Activity 2: Drone Safety Briefing (10 min)
Source: Drone Safety Briefing handout (provided by teacher)
Distribute the printed Safety Briefing. The briefing covers:
- Pre-flight checklist: battery charged, propellers attached, controller paired, surroundings clear
- Takeoff zone rules: only takeoff inside the marked tape zone
- Altitude limit: for indoor drones, no higher than 6 feet
- Bystander rules: never fly directly over a person, always announce "drone up"
- Emergency landing procedure: how to drop the drone safely if it goes out of control
- Battery safety: never use a swollen or damaged battery, do not charge unattended
- End-of-flight checklist: power off drone, return controller, log the flight
Walk through every rule. Each student signs the bottom of the briefing acknowledging they read and understood it. The signature is the entry ticket to flying, no signature, no controller.
Facilitation Tip
Take the safety briefing seriously even though they are mini-drones. The point is to model the same safety mindset that real Part 107 pilots use. A student who treats the safety briefing as a joke today will treat real safety rules as a joke at age 18. That habit forms now.
Activity 3: First Flight — Takeoff, Hover, Land (20 min)
Move the class to the cleared indoor flight space (or push desks to the walls). Mark a takeoff zone (1 ft x 1 ft tape square) for each team.
Phase 1: Demonstration (3 min)
Project a short DJI Education video showing the basic 3-control method (throttle, yaw, pitch/roll) OR demonstrate live with a teacher controller. Cover only: - Takeoff: Push throttle gently up - Hover: Hold throttle steady at low altitude (3-4 feet) - Landing: Pull throttle gently down to the ground
Do NOT teach turning, flips, or advanced moves today. The point of Day 3 is the basics.
Phase 2: Team Rotations (15 min)
Each team has 4 students and 1 drone. Rotate every 3-4 minutes:
- Pilot: operates the controller
- Spotter: watches the drone, calls out warnings
- Logger: checks off whether the pilot achieved takeoff, 5-second hover, and controlled landing
- Coach: gives the pilot calm verbal guidance
Every student must rotate as pilot at least once. The achievement bar is low: takeoff, hover for 5 seconds, land safely. That is enough for Day 3.
Facilitation Tip
The first student to fly will probably crash within 10 seconds. Normalize it. Have the team logger check "Attempted" rather than "Succeeded" and rotate to the next pilot. Crashing IS the learning, they figure out which control direction is too aggressive.
DOK 2: How would you describe the safety procedures you followed today and why each one matters for professional drone pilots flying real-world missions?
Exit Ticket (3 min)
EXIT TICKET (Short Constructed Response) · Printable PDF:
- THREE things covered on the FAA Part 107 exam:
Topic 1: _____
Topic 2: _____
Topic 3: _____
- For EACH topic, write ONE specific reason it matters for safe drone operation (example: "Airspace classes matter because a drone near DFW airport could get sucked into a jet engine"):
Topic 1 why: ____________
Topic 2 why: ____________
Topic 3 why: ____________
- Earliest age I can take the FAA Part 107 exam: ____ (years old)
(d(2)(A))
Differentiation
- Support: Allow students who are anxious about flying to spot first.
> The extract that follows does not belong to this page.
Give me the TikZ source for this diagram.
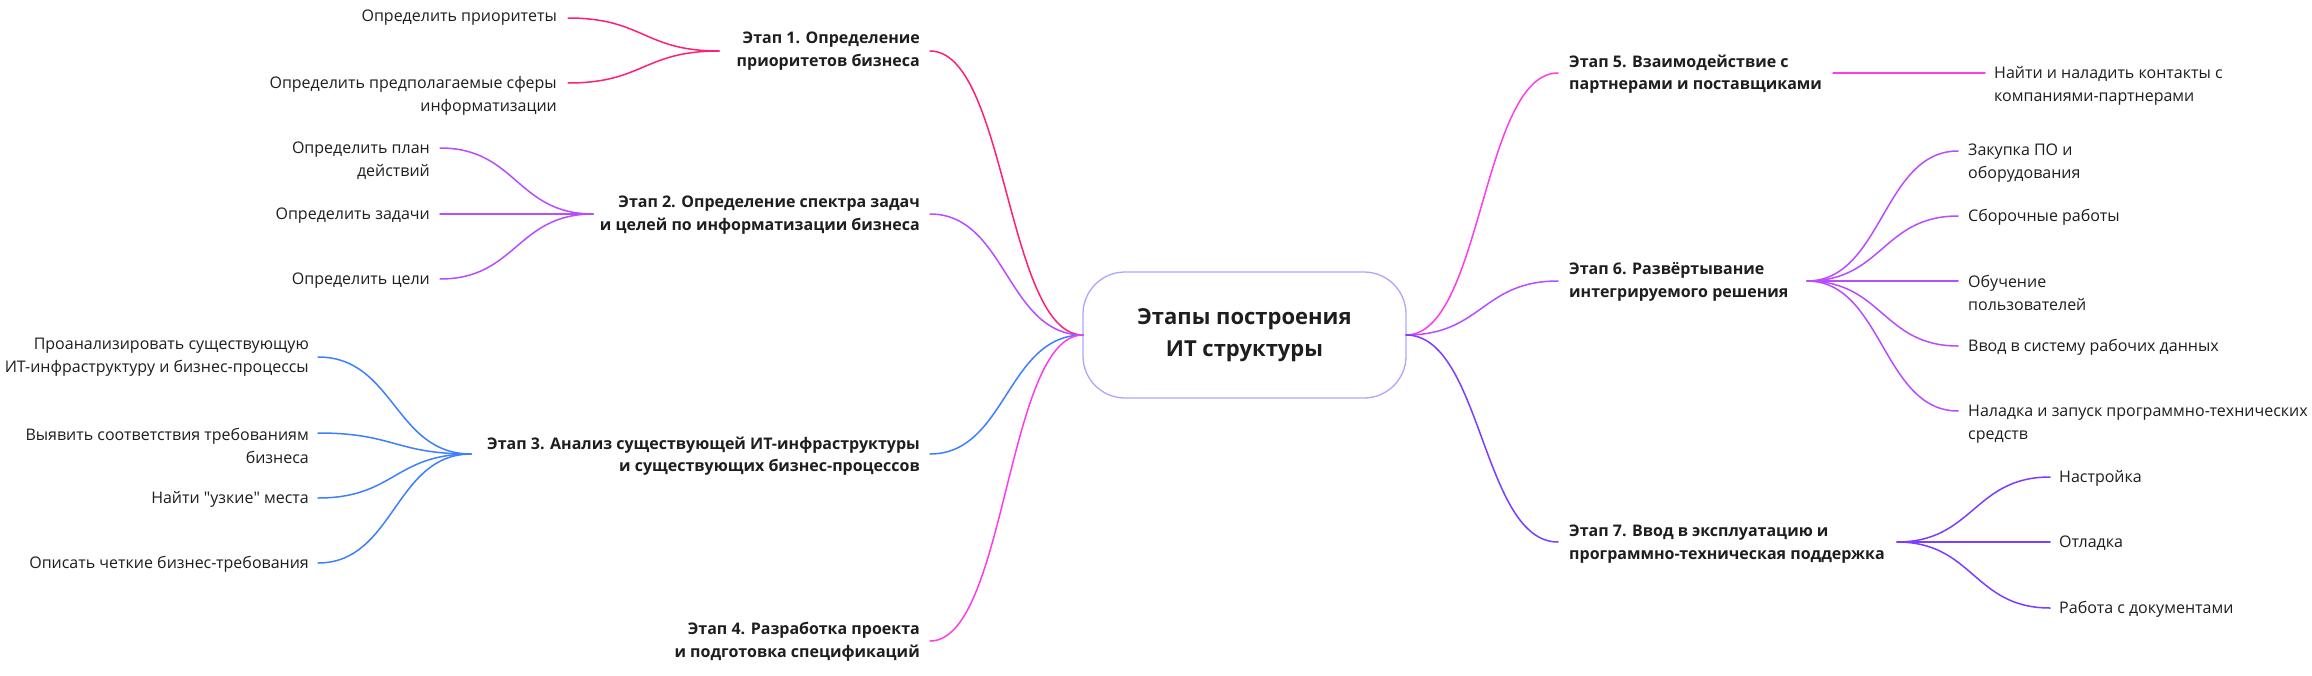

They can pilot in the next class period. Provide a printed control reference card with arrows pointing to each control on the controller. Pair with a confident peer pilot for the coach role.
- Extension: Research the FAA Part 107 sample test questions online and try to answer 5 of them. Bring back a list of which ones the student got right and which ones they need to learn.
- ELL: The drone activity is hands-on and naturally accessible across language levels. Provide a bilingual control card: Throttle = Acelerador, Hover = Suspender, Land = Aterrizar, Takeoff = Despegue, Crash = Choque. Pair with a bilingual peer for the verbal coaching role.